-- DATA LINES --
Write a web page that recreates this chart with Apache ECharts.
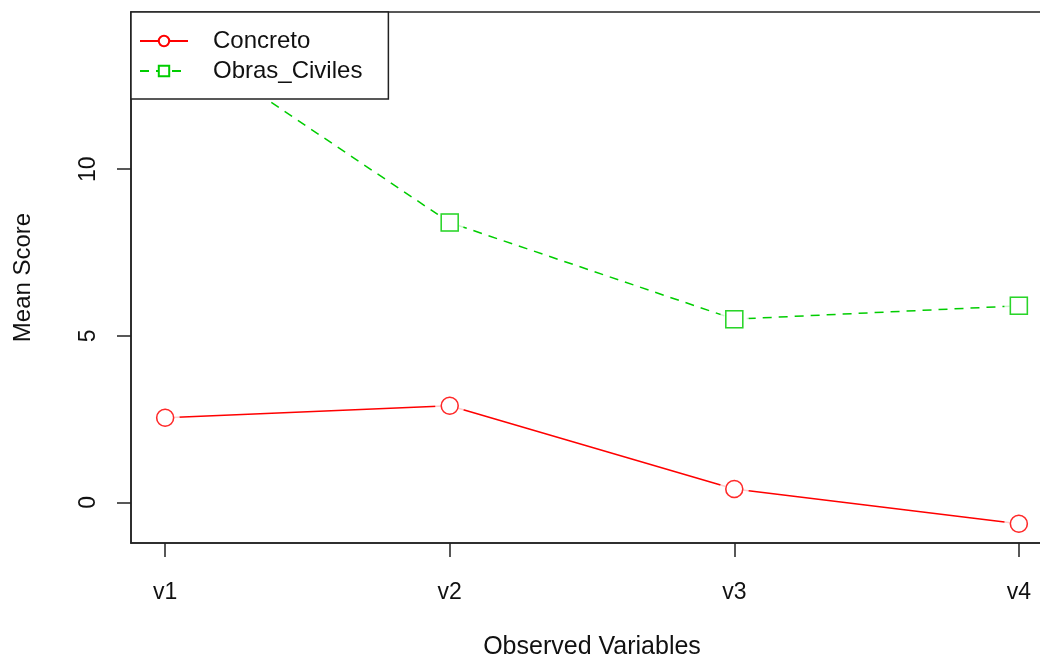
<!DOCTYPE html>
<html>
<head>
<meta charset="utf-8">
<script src="https://cdn.jsdelivr.net/npm/echarts@6/dist/echarts.min.js"></script>
<style>
html,body{margin:0;padding:0;background:#fff;}
#chart{width:1040px;height:656px;}
</style>
</head>
<body>
<div id="chart"></div>
<script>
var categories = ['v1', 'v2', 'v3', 'v4'];
var concreto = [2.54, 2.90, 0.40, -0.64];
var obrasCiviles = [14.15, 8.40, 5.50, 5.90];
var yTicks = [0, 5, 10];
var xTicks = [1, 2, 3, 4];

var FONT = 'Liberation Sans, Arial, sans-serif';
var RED = '#FF0000';
var GREEN = '#00CD00';

function pairs(arr) { return arr.map(function (v, i) { return [i + 1, v]; }); }

var chart = echarts.init(document.getElementById('chart'), null, { renderer: 'canvas' });

function mainSeries(name, data, color, symbol, dash) {
  return {
    name: name, type: 'line', data: pairs(data), z: 2,
    symbol: symbol, symbolSize: 17, showSymbol: true,
    lineStyle: { color: color, width: 1.5, type: dash },
    itemStyle: { color: '#fff', borderColor: color, borderWidth: 1.5 }
  };
}
function gapSeries(name, data) {
  return {
    name: name + '_gap', type: 'scatter', data: pairs(data), z: 3, silent: true,
    symbol: 'circle', symbolSize: 29,
    itemStyle: { color: '#fff', borderWidth: 0 }
  };
}
function markSeries(name, data, color, symbol) {
  return {
    name: name + '_mark', type: 'scatter', data: pairs(data), z: 4, silent: true,
    symbol: symbol, symbolSize: 17,
    itemStyle: { color: 'rgba(255,255,255,0)', borderColor: color, borderWidth: 1.5 }
  };
}

var option = {
  animation: false,
  backgroundColor: '#fff',
  grid: {
    left: 131, top: 12, width: 922, height: 531,
    outerBoundsMode: 'none', containLabel: false,
    show: true, borderColor: '#222', borderWidth: 1.5, backgroundColor: 'transparent'
  },
  legend: {
    data: ['Concreto', 'Obras_Civiles'],
    orient: 'vertical', left: 131, top: 12, z: 10,
    padding: [14, 26, 13, 8],
    itemWidth: 48, itemHeight: 13, itemGap: 0,
    backgroundColor: '#fff', borderColor: '#222', borderWidth: 1.5,
    textStyle: { fontFamily: FONT, fontSize: 24, color: '#111', lineHeight: 30, padding: [0, 0, 0, 20] }
  },
  xAxis: {
    type: 'value', min: 0.88, max: 4.12,
    name: 'Observed Variables', nameLocation: 'middle', nameGap: 92,
    nameTextStyle: { fontFamily: FONT, fontSize: 25, color: '#111' },
    axisLine: { show: true, onZero: false, lineStyle: { color: '#222', width: 1.5 } },
    axisTick: { show: true, length: 14, customValues: xTicks, lineStyle: { color: '#222', width: 1.5 } },
    axisLabel: {
      customValues: xTicks, margin: 38, fontFamily: FONT, fontSize: 23, color: '#111',
      formatter: function (v) { return categories[Math.round(v) - 1] || ''; }
    },
    splitLine: { show: false }
  },
  yAxis: {
    type: 'value', min: -1.22, max: 14.72,
    name: 'Mean Score', nameLocation: 'middle', nameGap: 96,
    nameTextStyle: { fontFamily: FONT, fontSize: 24, color: '#111' },
    axisLine: { show: true, onZero: false, lineStyle: { color: '#222', width: 1.5 } },
    axisTick: { show: true, length: 14, customValues: yTicks, lineStyle: { color: '#222', width: 1.5 } },
    axisLabel: {
      customValues: yTicks, rotate: 90, margin: 31, fontFamily: FONT, fontSize: 23, color: '#111'
    },
    splitLine: { show: false }
  },
  series: [
    mainSeries('Concreto', concreto, RED, 'circle', 'solid'),
    mainSeries('Obras_Civiles', obrasCiviles, GREEN, 'rect', [9, 7]),
    gapSeries('Concreto', concreto),
    gapSeries('Obras_Civiles', obrasCiviles),
    markSeries('Concreto', concreto, RED, 'circle'),
    markSeries('Obras_Civiles', obrasCiviles, GREEN, 'rect')
  ]
};
chart.setOption(option);
</script>
</body>
</html>
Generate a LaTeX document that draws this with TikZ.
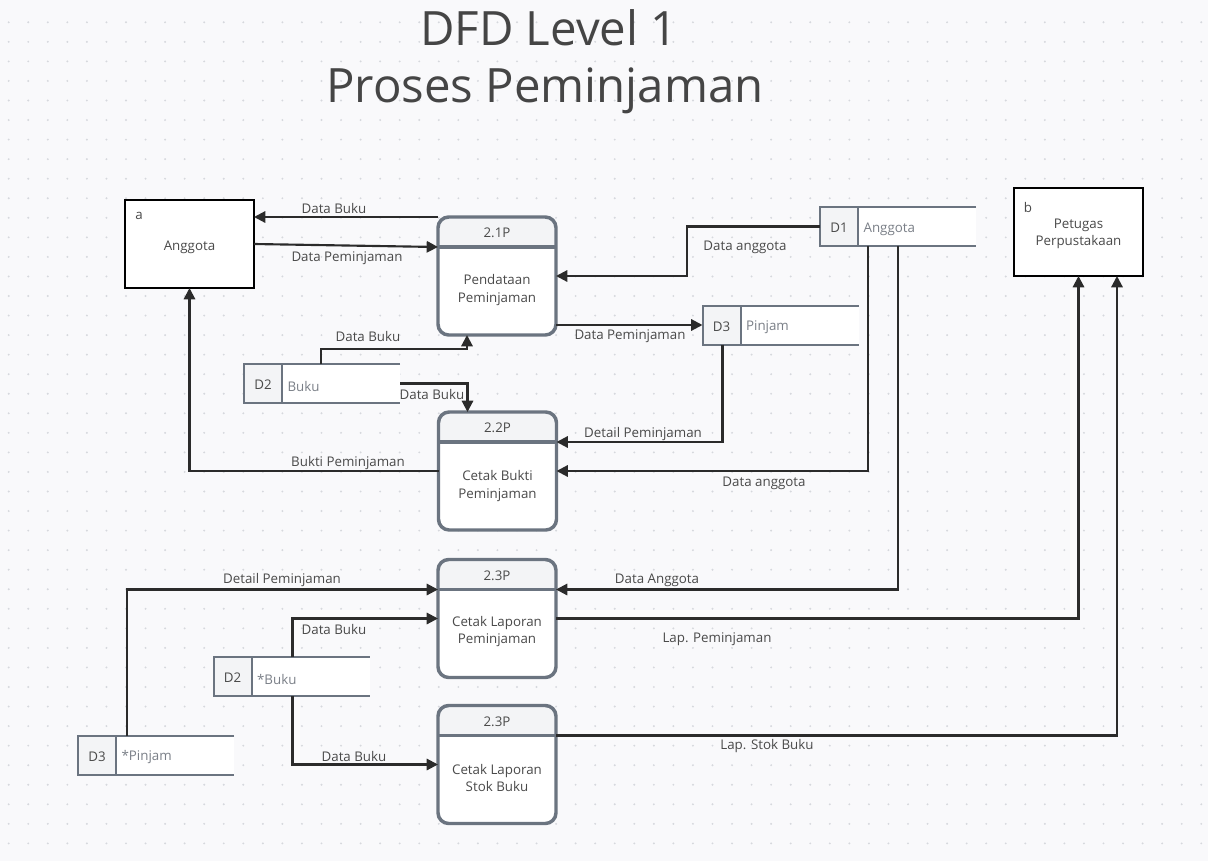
\documentclass[tikz,border=0pt]{standalone}
\usepackage{fontspec}
\setmainfont{Open Sans}
\usetikzlibrary{arrows.meta,calc}
\definecolor{bg}{HTML}{F9F9FB}
\definecolor{dotc}{HTML}{D6D8DD}
\definecolor{pborder}{HTML}{6B7480}
\definecolor{hfill}{HTML}{F3F4F6}
\definecolor{txt}{HTML}{4A4A4A}
\definecolor{ltxt}{HTML}{7A7F87}
\definecolor{flowc}{HTML}{2B2B2B}
\definecolor{titlec}{HTML}{454545}

\newcommand\procbox[5]{%
  \node[procnode] (#1) at (#2) {};
  \coordinate (#1dl) at ($(#1.north west)+(0,30)$);
  \coordinate (#1dr) at ($(#1.north east)+(0,30)$);
  \begin{scope}
    \clip[rounded corners=8pt] (#1.north west) rectangle (#1.south east);
    \fill[white] (#1.north west) rectangle (#1.south east);
    \fill[hfill] (#1.north west) rectangle (#1dr);
  \end{scope}
  \draw[pborder, line width=2.6pt] (#1dl) -- (#1dr);
  \draw[pborder, line width=2.6pt, rounded corners=8pt] (#1.north west) rectangle (#1.south east);
  \node[ptext] (#1id) at ($(#1.north)+(0,16)$) {#3};
  \node[ptext, align=center] (#1body) at ($(#1.center)+(0,#4)$) {#5};
}
\newcommand\storebox[4]{%
  \node[storenode] (#1) at (#2) {};
  \fill[white] (#1.north west) rectangle (#1.south east);
  \fill[hfill] (#1.north west) rectangle ($(#1.south west)+(38,0)$);
  \draw[pborder, line width=1.5pt] (#1.north east) -- (#1.north west) -- (#1.south west) -- (#1.south east);
  \draw[pborder, line width=1.5pt] ($(#1.north west)+(38,0)$) -- ($(#1.south west)+(38,0)$);
  \node[sid] (#1id) at ($(#1.west)+(19,1.5)$) {#3};
  \node[sname, anchor=west] (#1nm) at ($(#1.west)+(42,2.5)$) {#4};
}

\begin{document}
\begin{tikzpicture}[x=0.75pt,y=-0.75pt,
  entity/.style={draw=black, line width=1.5pt, fill=white, minimum width=129*0.75pt,
    minimum height=88*0.75pt, inner sep=0pt, outer sep=0pt},
  etext/.style={text=txt, font=\fontsize{10pt}{13pt}\selectfont, align=center, inner sep=0pt},
  procnode/.style={minimum width=118*0.75pt, minimum height=118*0.75pt, inner sep=0pt, outer sep=0pt},
  storenode/.style={minimum width=156*0.75pt, minimum height=39*0.75pt, inner sep=0pt, outer sep=0pt},
  ptext/.style={text=txt, font=\fontsize{10pt}{13pt}\selectfont, inner sep=1pt},
  sid/.style={text=txt, font=\fontsize{10pt}{13pt}\selectfont, inner sep=1pt},
  sname/.style={text=ltxt, font=\fontsize{10pt}{13pt}\selectfont, inner sep=1pt},
  lbl/.style={text=txt, font=\fontsize{10pt}{13pt}\selectfont, inner sep=1pt},
  flow/.style={draw=flowc, line width=1.6pt, -{Triangle[length=8.5pt,width=8.5pt]}},
  ttl/.style={text=titlec, font=\fontsize{35.5pt}{42pt}\selectfont, inner sep=0pt}
]
\useasboundingbox (0,0) rectangle (1208,861);
\fill[bg] (0,0) rectangle (1208,861);
\foreach \i in {0,...,61} {
  \foreach \j in {0,...,42} {
    \fill[dotc] (8.7+\i*19.55, 22.3+\j*19.55) circle[radius=0.8pt];
  }
}

% Title
\node[ttl] (t1) at (549,28) {DFD Level 1};
\node[ttl] (t2) at (545,91) {Proses Peminjaman};

% Entities
\node[entity] (a) at (189.5,244) {};
\node[etext] (atx) at ($(a.center)+(0,3)$) {Anggota};
\node[etext] (aid) at ($(a.north west)+(14,16)$) {a};
\node[entity] (b) at (1078.5,232) {};
\node[etext] (btx) at ($(b.center)+(0,2)$) {Petugas\\Perpustakaan};
\node[etext] (bid) at ($(b.north west)+(14,19)$) {b};

% Processes
\procbox{p1}{497,276}{2.1P}{14}{Pendataan\\Peminjaman}
\procbox{p2}{497.5,471}{2.2P}{15}{Cetak Bukti\\Peminjaman}
\procbox{p3}{497,618.5}{2.3P}{13}{Cetak Laporan\\Peminjaman}
\procbox{p4}{497,764.5}{2.3P}{13.5}{Cetak Laporan\\Stok Buku}

% Stores
\storebox{d1}{898,226.5}{D1}{Anggota}
\storebox{d3}{780.5,325}{D3}{Pinjam}
\storebox{d2}{322,383.5}{D2}{Buku}
\storebox{d2b}{291.5,676.5}{D2}{*Buku}
\storebox{d3b}{156,755}{D3}{*Pinjam}

% Flows
\draw[flow] (p1.north west) -- (a.east |- p1.north west);
\draw[flow] (a.east) -- (p1dl);
\draw[flow] (d1.west) -- ++(-133,0) |- (p1.east);
\draw[flow] (p1.east |- d3.west) -- (d3.west);
\draw[flow] ($(d2.north west)+(77,0)$) -- ++(0,-15) -| ($(p1.south)+(-30,0)$);
\draw[flow] (d2.east) -| ($(p2.north)+(-30,0)$);
\draw[flow] ($(d3.south west)+(20,0)$) |- (p2dr);
\draw[flow] ($(d1.south west)+(48,0)$) |- (p2.east);
\draw[flow] (p2.west) -| (a.south);
\draw[flow] ($(d3b.north west)+(49,0)$) |- (p3dl);
\draw[flow] ($(d2b.north west)+(79,0)$) |- (p3.west);
\draw[flow] ($(d2b.south west)+(79,0)$) |- (p4.west);
\draw[flow] ($(d1.south west)+(78,0)$) |- (p3dr);
\draw[flow] (p3.east) -| (b.south);
\draw[flow] (p4dr) -| ($(b.south)+(38.5,0)$);

% Labels
\node[lbl] (l1) at (334,208) {Data Buku};
\node[lbl] (l2) at (347,258) {Data Peminjaman};
\node[lbl] (l3) at (745,247) {Data anggota};
\node[lbl] (l4) at (630,336) {Data Peminjaman};
\node[lbl] (l5) at (368,336) {Data Buku};
\node[lbl] (l6) at (432,394) {Data Buku};
\node[lbl] (l7) at (643,434) {Detail Peminjaman};
\node[lbl] (l8) at (764,483) {Data anggota};
\node[lbl] (l9) at (348,463) {Bukti Peminjaman};
\node[lbl] (l10) at (282,580) {Detail Peminjaman};
\node[lbl] (l11) at (334,629) {Data Buku};
\node[lbl] (l12) at (354,756) {Data Buku};
\node[lbl] (l13) at (657,580) {Data Anggota};
\node[lbl] (l14) at (717,639) {Lap. Peminjaman};
\node[lbl] (l15) at (767,746) {Lap. Stok Buku};
\end{tikzpicture}
\end{document}
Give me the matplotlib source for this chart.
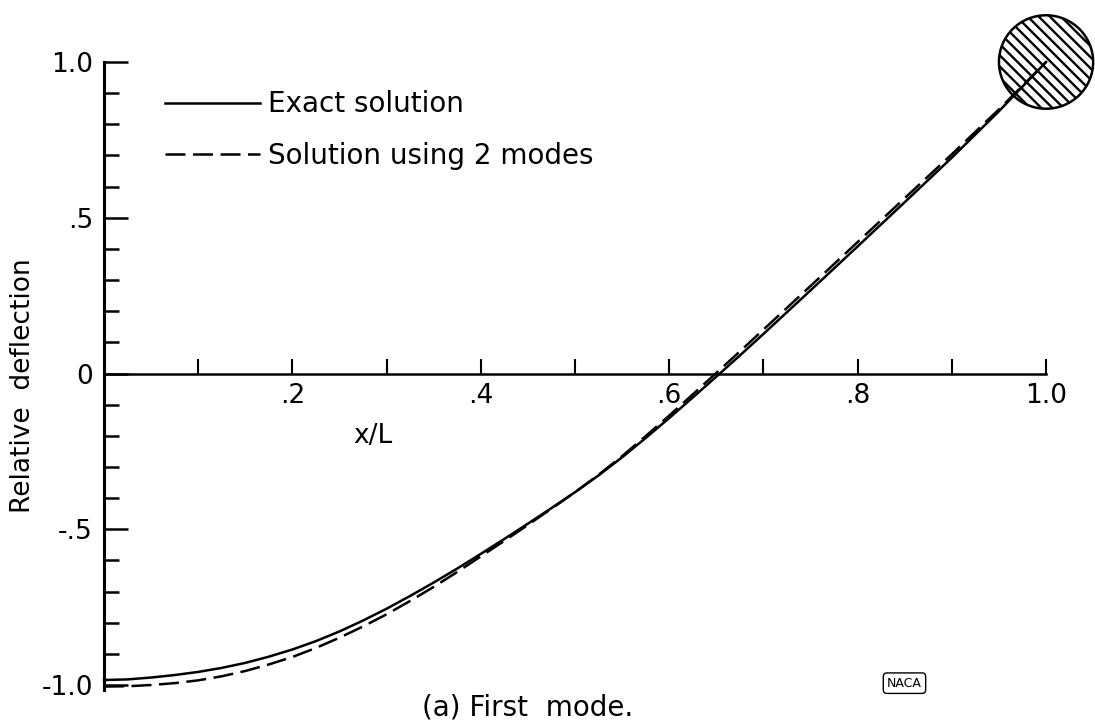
import matplotlib
matplotlib.use("Agg")
import matplotlib.pyplot as plt
import numpy as np
from matplotlib.patches import Ellipse

# --- data ---
x_pos = [0.000, 0.025, 0.050, 0.075, 0.100, 0.125, 0.150, 0.175, 0.200,
         0.225, 0.250, 0.275, 0.300, 0.325, 0.350, 0.375, 0.400, 0.425,
         0.450, 0.475, 0.500, 0.525, 0.550, 0.575, 0.600, 0.625, 0.650,
         0.675, 0.700, 0.750, 0.800, 0.850, 0.900, 0.950, 1.000]
exact = [-0.984, -0.982, -0.976, -0.968, -0.958, -0.945, -0.929, -0.909,
         -0.886, -0.859, -0.828, -0.793, -0.755, -0.714, -0.671, -0.626,
         -0.579, -0.531, -0.482, -0.432, -0.381, -0.327, -0.269, -0.207,
         -0.143, -0.077, -0.010, 0.058, 0.127, 0.267, 0.408, 0.550,
         0.693, 0.842, 1.000]
two_modes = [-1.005, -1.004, -1.000, -0.994, -0.985, -0.972, -0.955, -0.934,
             -0.910, -0.881, -0.848, -0.812, -0.773, -0.730, -0.685, -0.637,
             -0.587, -0.537, -0.486, -0.434, -0.381, -0.325, -0.265, -0.201,
             -0.135, -0.067, 0.002, 0.071, 0.141, 0.281, 0.422, 0.563,
             0.704, 0.848, 1.000]

y_major = [-1.0, -0.5, 0.0, 0.5, 1.0]
y_major_labels = ['-1.0', '-.5', '0', '.5', '1.0']
x_major = [0.2, 0.4, 0.6, 0.8, 1.0]
x_major_labels = ['.2', '.4', '.6', '.8', '1.0']

plt.rcParams['font.family'] = ['DejaVu Sans']
plt.rcParams['hatch.linewidth'] = 1.7

fig = plt.figure(figsize=(10.95, 7.26), dpi=100)
ax = fig.add_axes([0.095, 0.0496, 0.8603, 0.865])

ax.plot(x_pos, exact, color='black', lw=1.8, clip_on=False, zorder=3,
        label='Exact solution')
ax.plot(x_pos, two_modes, color='black', lw=1.8, dashes=(8, 3),
        clip_on=False, zorder=3, label='Solution using 2 modes')

# concentrated mass at the tip
ax.add_patch(Ellipse((1.0, 1.0), 0.1, 0.300, facecolor='white',
                     edgecolor='black', lw=1.8, hatch='\\\\\\',
                     clip_on=False, zorder=2))

ax.set_xlim(0, 1.0)
ax.set_ylim(-1.016, 1.0)

for s in ['top', 'right']:
    ax.spines[s].set_visible(False)
ax.spines['bottom'].set_position(('data', 0))
ax.spines['bottom'].set_linewidth(1.8)
ax.spines['left'].set_linewidth(2.2)

ax.set_xticks(x_major)
ax.set_xticklabels(x_major_labels)
ax.set_xticks(np.arange(0.1, 1.0, 0.2), minor=True)
ax.set_yticks(y_major)
ax.set_yticklabels(y_major_labels)
ax.set_yticks(np.arange(-0.9, 1.0, 0.1), minor=True)

ax.tick_params(axis='x', which='both', direction='in', length=11, width=1.5,
               labelsize=19, pad=7)
ax.tick_params(axis='y', which='major', direction='in', length=17, width=1.8,
               labelsize=19, pad=8)
ax.tick_params(axis='y', which='minor', direction='in', length=11, width=1.8)

ax.text(0.285, -0.2, 'x/L', fontsize=19, ha='center', va='center')
ax.set_ylabel('Relative  deflection', fontsize=19)
ax.yaxis.set_label_coords(-0.072, 0.485)

ax.legend(loc='upper left', bbox_to_anchor=(0.0648, 0.955), frameon=False,
          fontsize=20, handlelength=3.4, handletextpad=0.3,
          labelspacing=0.85, borderpad=0, borderaxespad=0)

fig.text(0.482, 0.025, '(a) First  mode.', fontsize=20, ha='center',
         va='center')
fig.text(0.826, 0.059, 'NACA', fontsize=9, ha='center', va='center',
         bbox=dict(boxstyle='round,pad=0.3', fc='white', ec='black', lw=1))

fig.savefig('out.png', dpi=100)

-- YOUR INSTRUCTIONS --
Without the pictures, return the listing above from its first line through the line that has "var xTicks = [1, 2, 3, 4];".

-- TASK OUTPUT --
Write a web page that recreates this chart with Apache ECharts.
<!DOCTYPE html>
<html>
<head>
<meta charset="utf-8">
<script src="https://cdn.jsdelivr.net/npm/echarts@6/dist/echarts.min.js"></script>
<style>
html,body{margin:0;padding:0;background:#fff;}
#chart{width:1040px;height:656px;}
</style>
</head>
<body>
<div id="chart"></div>
<script>
var categories = ['v1', 'v2', 'v3', 'v4'];
var concreto = [2.54, 2.90, 0.40, -0.64];
var obrasCiviles = [14.15, 8.40, 5.50, 5.90];
var yTicks = [0, 5, 10];
var xTicks = [1, 2, 3, 4];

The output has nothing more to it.